Listen closely to those same critics and you’ll realize they actually crave the sort of design that defines Irvine. Go to a community meeting in a gentrified neighborhood and you’ll likely hear all sorts of calls for strict design standards on everything from signs for mom-and-pop stores to street lights and dog parks.

The difference between the design-obsessed enclaves of inner cities and Irvine owes to Donald Bren.

His Irvine Company shares its name with the city. He grew it out of acreage that had been the historic Irvine Ranch. Bren’s vast landholdings have given him an unusual scope of control over how Irvine has taken shape.

Bren is apparently obsessed with design. It’s also apparent, however, that his obsession works toward a clear purpose. He seeks a profit in the marketplace.

The same hipsters who knock Irvine for conformity should appreciate the profit motive. Many of them look back fondly on pages of history that tell the stories of captains of industry who built company headquarters, stores and even factories as monuments and legacies.

Ask a hipster about the Chrysler Building in New York or the Wrigley Building in Chicago. Get ready for a stream-of-conscious review of the elegance of those structures. You’ll hear about the glory days of magnates who were not beholden to quarterly profit reports and could freely direct their wealth to aesthetic pleasures for public view without questions from shareholders.
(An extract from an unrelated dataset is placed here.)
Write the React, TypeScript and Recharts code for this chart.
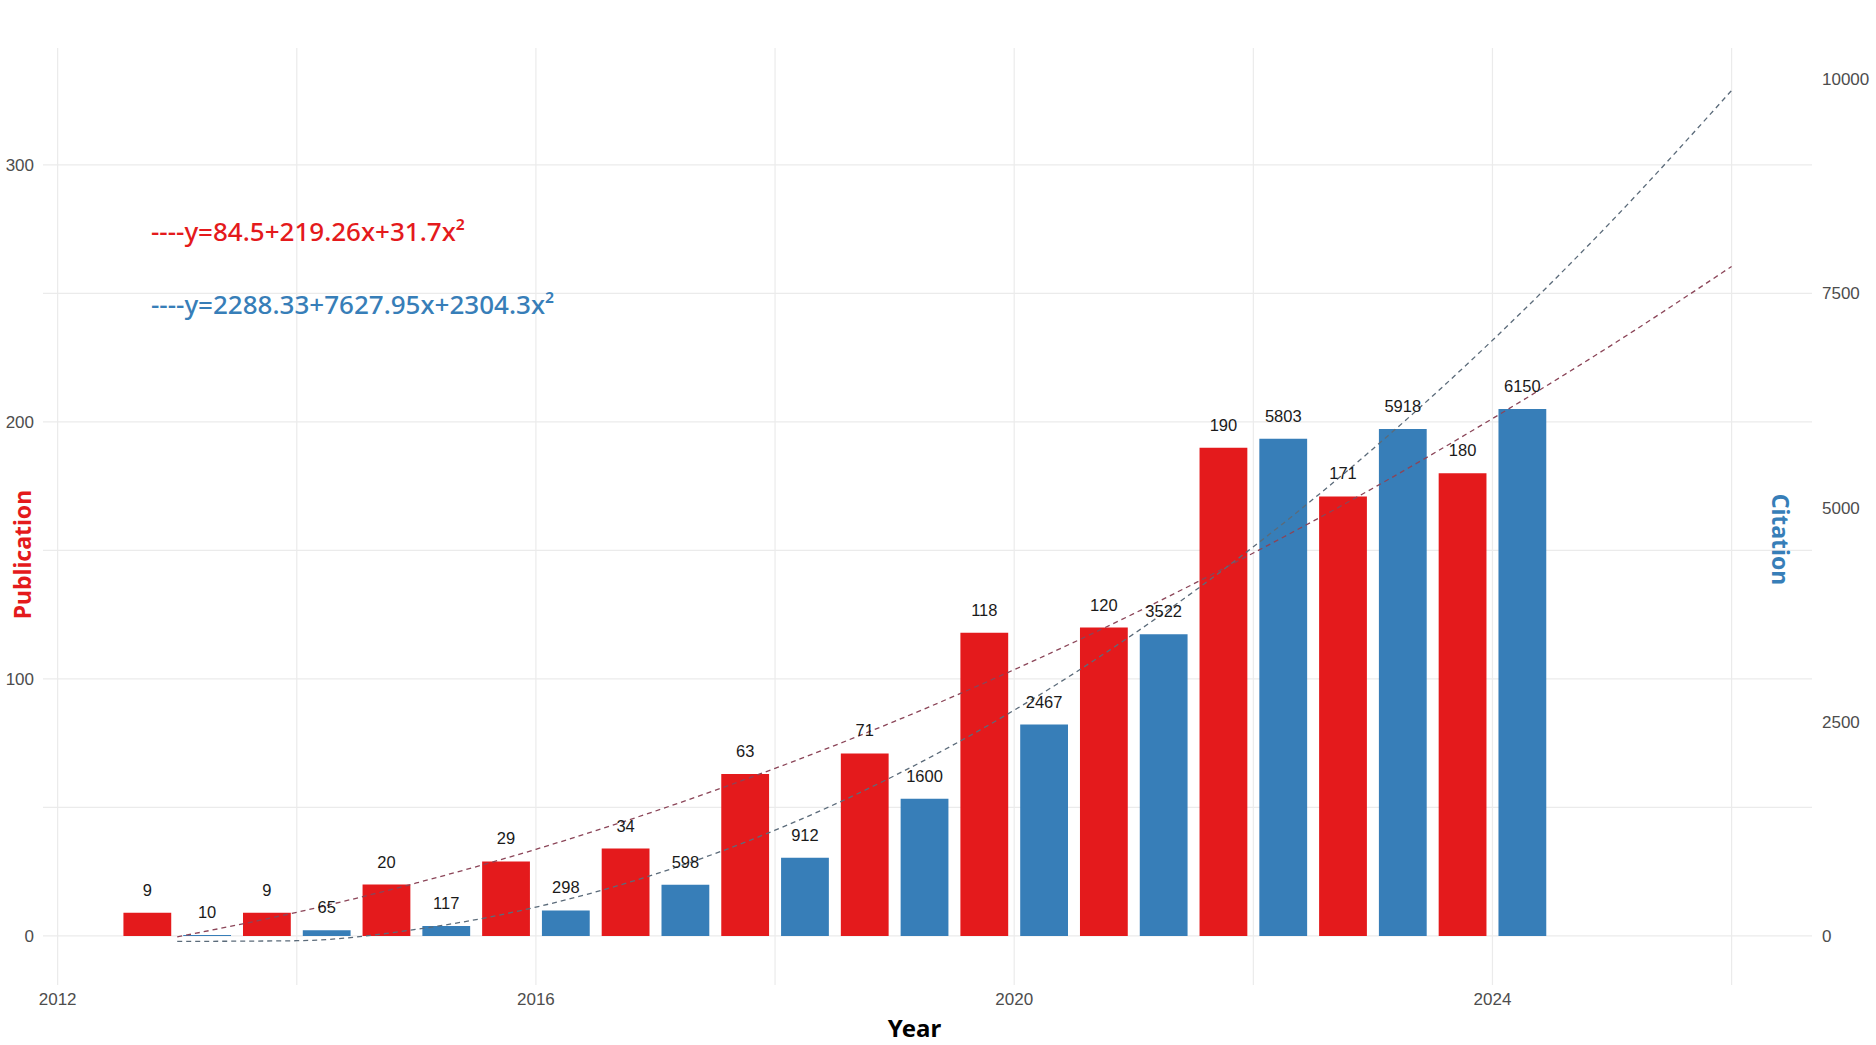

You won’t hear Bren mentioned, but he should be.

I know this much from my brief time in Irvine: The place is a big canvas, and much of it has been filled by Bren. The conformity that critics see actually is design. It just happens to be on such a grand scale that it requires a broader perspective than can be gained with drive through and a look around. You have to live with it awhile—or perhaps take it in from several thousand feet in the air.

Nobody has to like Bren’s design. Fair is fair, though, and it should be understood that nothing of the scale and scope of what Bren has created can be fairly called conformity.